James Myers’s Representative Government in Industry and Sterling Denhard Spero’s The Labor Movement in a Government Industry are volumes that, because of their specialized character, are more related to Mr. Blanshard’s An Outline of the British Labor Movement. But they are both on American subjects. Mr. Myers is executive secretary of the board of operatives of the Dutchess Bleachery, Inc., at Wappingers Falls, New York. This bleachery is an “industrial democracy,” or partnership enterprise, operated by the employees. Mr. Myers’s book has therefore a great advantage over most books of its sort: it records an actual experiment in successful operation, not somebody’s theories as to what ought to work. Mr. Spero’s book is adequately described by its subtitle, “a study of employee organization in the Postal Service.” After a short survey of unionism in the civil service, Mr. Spero gives the full record of its history among the United States postal employees. The book is not propaganda for any organization or group, but the work of an impartial historian with no axe to grind.
Are new books on Lincoln justified? Yes. We are only beginning to get those of enduring value, aside from certain contemporary records. “The Lincoln papers, rich in letters to Lincoln, many of them quite as important to the biographer as those written by him, have not yet been released, nor will they be available for a number of years,” points out Daniel Kilham Dodge, in the preface to his Abraham Lincoln—Master of Words, “and the Hay Diary, a source of the utmost importance, is still in manuscript form, to be consulted only by special permission of the Harvard Library authorities.” These are only two of the known important items. Mr. Dodge’s own new book is entirely confined to one phase of Lincoln’s life, though a phase of the greatest interest. Was he an orator? Was the Gettysburg address composed briefly on the train, in effect an impromptu? Just what was Lincoln’s genius for effective utterance?
Mr. Dodge has uncovered some interesting facts, and brought others into valuable juxtaposition. Lincoln was no natural born orator. All his life he was unable to make an extempore speech. On the day Richmond fell, Lincoln dispersed an enthusiastic crowd before the White House, telling them to come the next day when he would have a speech ready. He kept his promise. It was his last speech before his assassination.
The young Lincoln modeled himself on Henry Clay.
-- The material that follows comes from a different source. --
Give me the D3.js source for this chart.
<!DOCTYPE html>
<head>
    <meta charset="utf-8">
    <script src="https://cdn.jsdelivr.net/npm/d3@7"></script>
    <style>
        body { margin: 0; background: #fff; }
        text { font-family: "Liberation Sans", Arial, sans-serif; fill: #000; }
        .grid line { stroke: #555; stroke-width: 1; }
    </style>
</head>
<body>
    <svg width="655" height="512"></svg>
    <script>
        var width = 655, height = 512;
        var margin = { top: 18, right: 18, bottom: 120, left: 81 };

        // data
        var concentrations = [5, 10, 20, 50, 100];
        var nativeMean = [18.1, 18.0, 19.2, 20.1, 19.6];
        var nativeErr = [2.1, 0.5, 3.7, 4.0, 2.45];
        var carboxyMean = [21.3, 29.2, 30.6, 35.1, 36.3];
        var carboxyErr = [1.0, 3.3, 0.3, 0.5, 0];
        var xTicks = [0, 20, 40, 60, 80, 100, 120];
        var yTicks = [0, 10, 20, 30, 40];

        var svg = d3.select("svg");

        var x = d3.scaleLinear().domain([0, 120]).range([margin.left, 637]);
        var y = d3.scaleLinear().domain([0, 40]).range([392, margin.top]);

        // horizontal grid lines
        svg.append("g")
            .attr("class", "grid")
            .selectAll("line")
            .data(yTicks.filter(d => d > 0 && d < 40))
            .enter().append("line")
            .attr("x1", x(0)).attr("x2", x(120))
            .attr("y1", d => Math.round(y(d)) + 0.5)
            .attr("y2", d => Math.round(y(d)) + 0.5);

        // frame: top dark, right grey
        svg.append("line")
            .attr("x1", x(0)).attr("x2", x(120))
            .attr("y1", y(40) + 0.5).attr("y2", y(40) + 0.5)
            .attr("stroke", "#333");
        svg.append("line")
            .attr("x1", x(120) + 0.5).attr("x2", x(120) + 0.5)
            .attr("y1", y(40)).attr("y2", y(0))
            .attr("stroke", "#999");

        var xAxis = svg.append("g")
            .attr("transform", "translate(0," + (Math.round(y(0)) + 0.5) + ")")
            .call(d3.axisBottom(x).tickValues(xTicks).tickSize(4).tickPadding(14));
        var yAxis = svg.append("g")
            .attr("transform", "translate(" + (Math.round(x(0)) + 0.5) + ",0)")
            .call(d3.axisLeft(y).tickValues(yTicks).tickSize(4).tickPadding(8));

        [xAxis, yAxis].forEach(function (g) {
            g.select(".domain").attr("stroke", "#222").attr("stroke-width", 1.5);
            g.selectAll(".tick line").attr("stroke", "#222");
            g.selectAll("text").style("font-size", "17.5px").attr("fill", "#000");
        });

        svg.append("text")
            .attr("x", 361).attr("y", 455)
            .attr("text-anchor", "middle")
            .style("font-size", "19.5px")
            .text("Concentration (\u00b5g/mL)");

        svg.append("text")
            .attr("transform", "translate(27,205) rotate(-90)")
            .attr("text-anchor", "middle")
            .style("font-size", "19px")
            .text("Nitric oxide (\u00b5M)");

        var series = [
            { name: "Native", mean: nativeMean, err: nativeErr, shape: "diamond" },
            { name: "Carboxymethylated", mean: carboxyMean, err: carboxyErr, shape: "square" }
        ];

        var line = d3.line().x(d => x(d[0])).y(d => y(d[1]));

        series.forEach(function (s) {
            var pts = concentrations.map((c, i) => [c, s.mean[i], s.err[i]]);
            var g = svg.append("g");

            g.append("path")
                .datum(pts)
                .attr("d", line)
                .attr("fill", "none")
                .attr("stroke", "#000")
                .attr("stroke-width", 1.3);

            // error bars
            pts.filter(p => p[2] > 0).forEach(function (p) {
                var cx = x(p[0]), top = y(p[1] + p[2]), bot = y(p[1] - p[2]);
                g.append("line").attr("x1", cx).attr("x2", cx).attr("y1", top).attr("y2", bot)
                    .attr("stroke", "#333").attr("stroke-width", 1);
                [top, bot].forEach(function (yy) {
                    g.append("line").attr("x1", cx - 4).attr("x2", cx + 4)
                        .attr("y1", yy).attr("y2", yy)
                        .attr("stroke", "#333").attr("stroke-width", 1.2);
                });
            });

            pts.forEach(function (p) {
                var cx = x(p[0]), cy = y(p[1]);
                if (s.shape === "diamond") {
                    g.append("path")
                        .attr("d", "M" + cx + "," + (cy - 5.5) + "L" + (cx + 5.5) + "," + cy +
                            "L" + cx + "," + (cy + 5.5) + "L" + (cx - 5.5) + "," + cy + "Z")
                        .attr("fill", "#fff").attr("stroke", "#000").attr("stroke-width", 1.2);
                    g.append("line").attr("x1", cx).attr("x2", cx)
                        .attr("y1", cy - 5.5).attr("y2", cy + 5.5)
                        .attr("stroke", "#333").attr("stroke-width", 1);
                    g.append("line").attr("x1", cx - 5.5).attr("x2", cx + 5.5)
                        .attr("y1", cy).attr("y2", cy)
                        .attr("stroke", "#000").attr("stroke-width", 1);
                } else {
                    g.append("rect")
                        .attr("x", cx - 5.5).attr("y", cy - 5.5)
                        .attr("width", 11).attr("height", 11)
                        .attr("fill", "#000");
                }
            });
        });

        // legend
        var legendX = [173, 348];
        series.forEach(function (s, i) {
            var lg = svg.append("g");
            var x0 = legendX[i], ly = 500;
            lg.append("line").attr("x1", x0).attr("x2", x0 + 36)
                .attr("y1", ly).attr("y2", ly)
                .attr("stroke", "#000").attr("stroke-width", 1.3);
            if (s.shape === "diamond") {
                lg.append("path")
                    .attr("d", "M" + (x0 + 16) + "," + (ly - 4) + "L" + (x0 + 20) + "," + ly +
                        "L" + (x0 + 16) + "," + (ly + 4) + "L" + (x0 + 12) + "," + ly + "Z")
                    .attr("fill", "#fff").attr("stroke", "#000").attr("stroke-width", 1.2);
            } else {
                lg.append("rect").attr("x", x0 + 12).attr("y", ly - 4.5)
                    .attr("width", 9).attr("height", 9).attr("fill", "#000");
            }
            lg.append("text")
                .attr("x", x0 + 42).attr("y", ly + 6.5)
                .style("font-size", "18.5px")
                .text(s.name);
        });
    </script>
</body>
His earliest speeches often contained the purple patches not entirely dissociable from Southern oratory. The Lincoln humor, notorious in conversation, was extremely rare in his speeches; another evidence that when he spoke his words were studied. He simply could not express himself gracefully—or effectively—on short notice. The evidence is that the Gettysburg address was as carefully prepared as anything else. Mr. Dodge has made an onerous examination of contemporary newspapers and sources to find out if anyone really did perceive the speech’s classic line and immense stature. Only about three voices were raised in acclaim.
Abraham Lincoln—Master of Words is worth adding to the Lincoln shelf. But its lesson is distinctly that such eloquence as Lincoln had came from toil and care and thought—perhaps was achieved only because, so often, the need for utmost sincerity in expression, the grave consequence of an issue impending, came to his aid.